Stage What Happens Common Conditions
Organic deposition Microscopic organisms and plant material settle into mud and fine sediment Low-oxygen bottom sediments; steady sediment supply
Burial and compaction Layers stack up; sediments compact into shale, siltstone, and sandstone Increasing depth; rising stress from overlying rock
Kerogen formation Organic matter transforms into kerogen within the source rock Early burial; mild heating over long time
Oil and gas generation Heating breaks down kerogen into liquid and gas hydrocarbons Moderate to higher temperatures in deeper burial zones
Gas cracking With higher heat, heavier hydrocarbons can break into lighter gas Higher-temperature zones; extended heating
Migration Gas moves through pores, fractures, and along pressure gradients Permeable pathways; pressure differences between layers
Trapping and sealing Gas accumulates in reservoir rock and is held by a sealing cap rock Porous reservoir + tight seal + trap geometry
Retention in tight rock Gas stays in shale or tight formations, stored in tiny pore networks Very low permeability; gas bound in micro-pores and fractures

How Did Natural Gas Form? A Clear Step-By-Step Walkthrough

Here’s the same story in plain steps, without skipping the geology that makes it work:

  1. Life grows in water and on land. Organic matter builds up from microorganisms and plants.
  2. Organic matter gets buried. Sediment layers cover it faster than it can fully decay.
  3. Burial turns sediment into rock. Compaction and cementation make shale, sandstone, and related rocks.
  4. Heat changes the organic material. It becomes kerogen, then breaks into hydrocarbons as temperature rises.
  5. Gas forms and gathers. Methane-rich fluids move into reservoirs or remain stored in tight rocks.
  6. A seal locks it in. Cap rocks prevent the gas from escaping upward.
  7. Geologic stability keeps it there. If the trap stays intact, the accumulation can persist for millions of years.

Why Natural Gas Is Often Found With Oil

Oil and natural gas share raw materials and cooking conditions. Many source rocks generate both. In a classic oil reservoir, gas can sit above oil because gas is less dense. In other settings, the same source rock may have heated far enough that most hydrocarbons are gas rather than liquid.

This is also why you’ll hear phrases like “associated gas” (gas produced with oil) and “non-associated gas” (gas produced from a reservoir that holds little to no oil). The difference is less about “two separate fuels” and more about how the basin cooked and where the fluids ended up.
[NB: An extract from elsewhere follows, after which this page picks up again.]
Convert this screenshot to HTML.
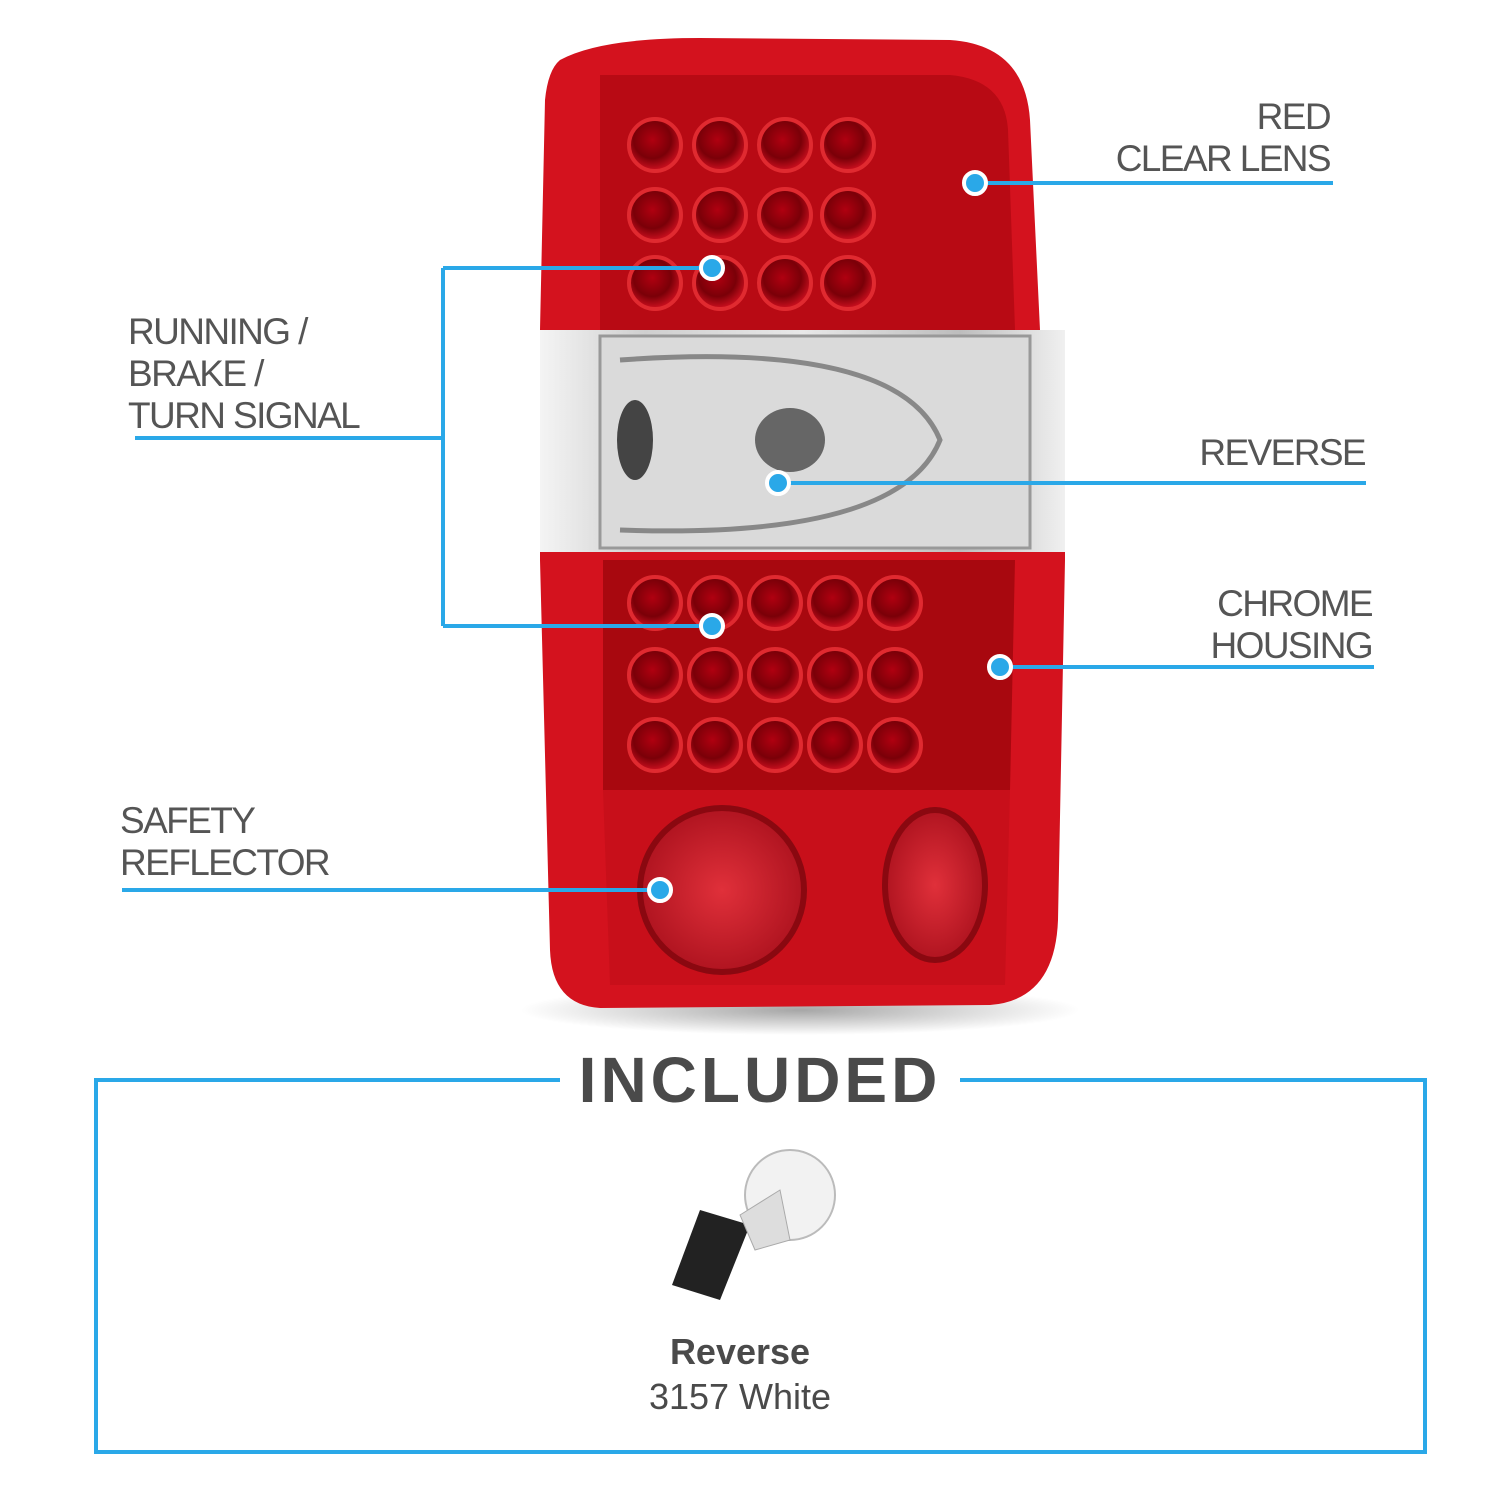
<!DOCTYPE html>
<html><head><meta charset="utf-8"><style>
html,body{margin:0;padding:0;background:#fff;}
body{width:1500px;height:1500px;position:relative;overflow:hidden;font-family:"Liberation Sans",sans-serif;}
.t{position:absolute;color:#555;font-size:37px;line-height:42px;letter-spacing:-1.6px;}
.r{text-align:right;}
</style></head><body>
<svg width="1500" height="1500" style="position:absolute;left:0;top:0">
<defs>
<radialGradient id="led" cx="45%" cy="40%" r="60%"><stop offset="0" stop-color="#b00010"/><stop offset="0.6" stop-color="#7a0008"/><stop offset="1" stop-color="#d01020"/></radialGradient>
<linearGradient id="wh" x1="0" y1="0" x2="1" y2="0"><stop offset="0" stop-color="#f4f4f4"/><stop offset="0.2" stop-color="#cfcfcf"/><stop offset="0.5" stop-color="#e8e8e8"/><stop offset="0.8" stop-color="#bdbdbd"/><stop offset="1" stop-color="#f0f0f0"/></linearGradient>
<radialGradient id="refl" cx="50%" cy="50%" r="50%"><stop offset="0" stop-color="#e0303a"/><stop offset="1" stop-color="#b01420"/></radialGradient>
<radialGradient id="sh" cx="50%" cy="50%" r="50%"><stop offset="0" stop-color="#000" stop-opacity="0.35"/><stop offset="1" stop-color="#000" stop-opacity="0"/></radialGradient>
</defs>
<ellipse cx="800" cy="1010" rx="280" ry="25" fill="url(#sh)"/>
<path d="M560,60 Q600,38 700,38 L950,40 Q1025,45 1030,120 L1040,330 L1065,330 L1065,560 L1058,920 Q1055,1000 990,1005 L600,1008 Q552,1005 550,950 L540,560 L540,330 L545,100 Q548,70 560,60 Z" fill="#d4121e"/>
<path d="M600,75 L950,75 Q1005,80 1008,130 L1015,330 L600,330 Z" fill="#b80a14"/>
<path d="M603,560 L1015,560 L1010,790 L603,790 Z" fill="#a8080f"/>
<path d="M603,790 L1010,790 L1005,985 L610,985 Z" fill="#c80f1a"/>
<rect x="540" y="330" width="525" height="222" fill="url(#wh)"/>
<rect x="600" y="336" width="430" height="212" fill="#dadada" stroke="#999" stroke-width="3"/>
<path d="M620,360 Q900,340 940,440 Q900,540 620,530" fill="none" stroke="#888" stroke-width="5"/>
<ellipse cx="790" cy="440" rx="35" ry="32" fill="#666"/>
<ellipse cx="635" cy="440" rx="18" ry="40" fill="#444"/>
<g fill="url(#led)" stroke="#e02a30" stroke-width="4">
<circle cx="655" cy="145" r="26"/><circle cx="720" cy="145" r="26"/><circle cx="785" cy="145" r="26"/><circle cx="848" cy="145" r="26"/>
<circle cx="655" cy="215" r="26"/><circle cx="720" cy="215" r="26"/><circle cx="785" cy="215" r="26"/><circle cx="848" cy="215" r="26"/>
<circle cx="655" cy="283" r="26"/><circle cx="720" cy="283" r="26"/><circle cx="785" cy="283" r="26"/><circle cx="848" cy="283" r="26"/>
<circle cx="655" cy="603" r="26"/><circle cx="715" cy="603" r="26"/><circle cx="775" cy="603" r="26"/><circle cx="835" cy="603" r="26"/><circle cx="895" cy="603" r="26"/>
<circle cx="655" cy="675" r="26"/><circle cx="715" cy="675" r="26"/><circle cx="775" cy="675" r="26"/><circle cx="835" cy="675" r="26"/><circle cx="895" cy="675" r="26"/>
<circle cx="655" cy="745" r="26"/><circle cx="715" cy="745" r="26"/><circle cx="775" cy="745" r="26"/><circle cx="835" cy="745" r="26"/><circle cx="895" cy="745" r="26"/>
</g>
<circle cx="722" cy="890" r="82" fill="url(#refl)" stroke="#8a0810" stroke-width="6"/>
<ellipse cx="935" cy="885" rx="50" ry="75" fill="url(#refl)" stroke="#8a0810" stroke-width="6"/>
<g stroke="#2aa8e8" stroke-width="4" fill="none">
<path d="M975,183 H1333"/>
<path d="M135,438 H443 M443,268 V626 M443,268 H712 M443,626 H712"/>
<path d="M778,483 H1366"/>
<path d="M1000,667 H1374"/>
<path d="M122,890 H660"/>
<path d="M560,1080 H96 V1452 H1425 V1080 H960"/>
</g>
<g fill="#2aa8e8" stroke="#fff" stroke-width="4">
<circle cx="975" cy="183" r="11"/><circle cx="712" cy="268" r="11"/><circle cx="712" cy="626" r="11"/>
<circle cx="778" cy="483" r="11"/><circle cx="1000" cy="667" r="11"/><circle cx="660" cy="890" r="11"/>
</g>
<circle cx="790" cy="1195" r="45" fill="#f2f2f2" stroke="#bbb" stroke-width="2"/>
<path d="M700,1210 L750,1225 L720,1300 L672,1285 Z" fill="#222"/>
<path d="M740,1215 L780,1190 L790,1240 L755,1250 Z" fill="#ddd" stroke="#aaa"/>
</svg>
<div class="t r" style="right:170px;top:96px">RED<br>CLEAR LENS</div>
<div class="t" style="left:128px;top:311px">RUNNING /<br>BRAKE /<br>TURN SIGNAL</div>
<div class="t r" style="right:135px;top:432px">REVERSE</div>
<div class="t r" style="right:128px;top:583px">CHROME<br>HOUSING</div>
<div class="t" style="left:120px;top:800px">SAFETY<br>REFLECTOR</div>
<div style="position:absolute;left:560px;width:400px;top:1040px;text-align:center;font-weight:bold;font-size:64px;color:#4a4a4a;letter-spacing:4px;line-height:80px">INCLUDED</div>
<div style="position:absolute;left:540px;width:400px;top:1330px;text-align:center;font-weight:bold;font-size:36px;color:#4a4a4a;line-height:44px">Reverse</div>
<div style="position:absolute;left:540px;width:400px;top:1375px;text-align:center;font-size:36px;color:#4a4a4a;line-height:44px">3157 White</div>
</body></html>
Coalbed Methane And Shale Gas: Same Origin Story, Different Storage

Some gas is tied to coal. Coal forms from land-plant material that builds up in swampy settings and becomes buried and altered. Methane can form within coal seams through microbial activity, thermogenic processes, or a mix of both. The coal can also adsorb methane onto its internal surfaces, which changes how it is stored and produced.

Shale gas is often thermogenic gas that never left its source rock, or that migrated only short distances. Shale’s pore system is tiny, so gas can be held in micro-pores and fractures. Production often relies on drilling techniques that create more flow pathways in the rock.
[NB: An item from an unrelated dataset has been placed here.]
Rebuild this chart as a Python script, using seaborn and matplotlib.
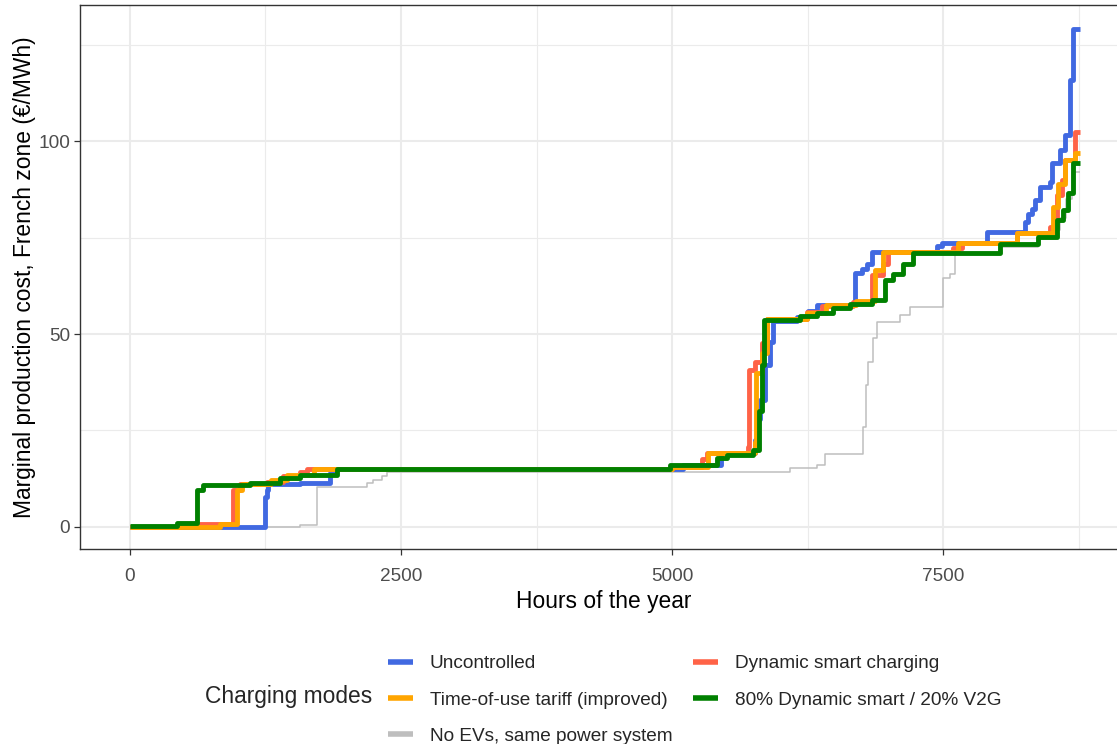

The U.S. Geological Survey has a helpful summary on thermogenic versus microbial contributions in its publication page about microbial production of natural gas in coal and organic-rich shale.

What The Gas Type Can Hint About Its History

Not all natural gas tells the same story. Composition can hint at formation style and thermal history. This is a pattern, not a guarantee, but it’s a useful way to connect the chemistry to the geology.

Gas Style Common Traits What It Often Points To
Dry gas Mostly methane; few heavier hydrocarbons Microbial methane or higher-heat thermogenic gas
Wet gas Methane plus ethane/propane/butane Thermogenic gas in moderate heat ranges
Associated gas Produced alongside oil Shared source rock; gas separated by density in reservoirs
Non-associated gas Produced from gas-only reservoirs Gas-prone source or higher thermal maturity
Coalbed methane Methane stored in coal; production tied to pressure changes Coal formation plus microbial/thermogenic methane generation
Shale gas Gas stored in tight shale pores and fractures Thermogenic gas retained near the source rock

Why Natural Gas Ends Up In Certain Places

Natural gas accumulations aren’t random. They’re shaped by basin history. Sedimentary basins form where the crust sinks and collects thick piles of sediment. Those piles bury organic material. Then tectonics, salt movement, faulting, and folding can create traps and seals.

Reservoir quality also matters. A sandstone with good porosity can store a lot of gas. If that sandstone sits under a tight shale cap, gas can pool. If the cap is fractured or missing, gas can leak upward over time.

That’s why “where it formed” and “where it’s stored” can be different places. Gas can be born in a dark shale, then settle into a nearby porous rock, then wait there until a drill bit reaches it.

Common Misunderstandings Worth Clearing Up

Natural gas is not made from dinosaurs

The organic sources are mostly microorganisms and plants. Large animals are not the main feedstock.

It’s not a single event

Natural gas formation is a long sequence. Deposition, burial, heating, movement, and trapping all matter. If any link breaks, gas may not accumulate in a producible way.

Heat alone is not enough

You can cook a source rock and still end up with little recoverable gas if the basin lacks reservoirs, seals, or traps. Geology is a full-system story.

Quick Recap You Can Hold Onto

Natural gas formed from buried organic material that changed under heat over long spans of time. Methane-rich fluids moved through rock, then collected where porous reservoirs and tight seals made a durable trap. In some cases, the gas stayed in tight shale or coal and is stored there instead.

If you keep three ideas in your head, the whole topic stays simple: organic matter is the starting material, heat drives the chemistry, and seals decide whether gas accumulates or escapes.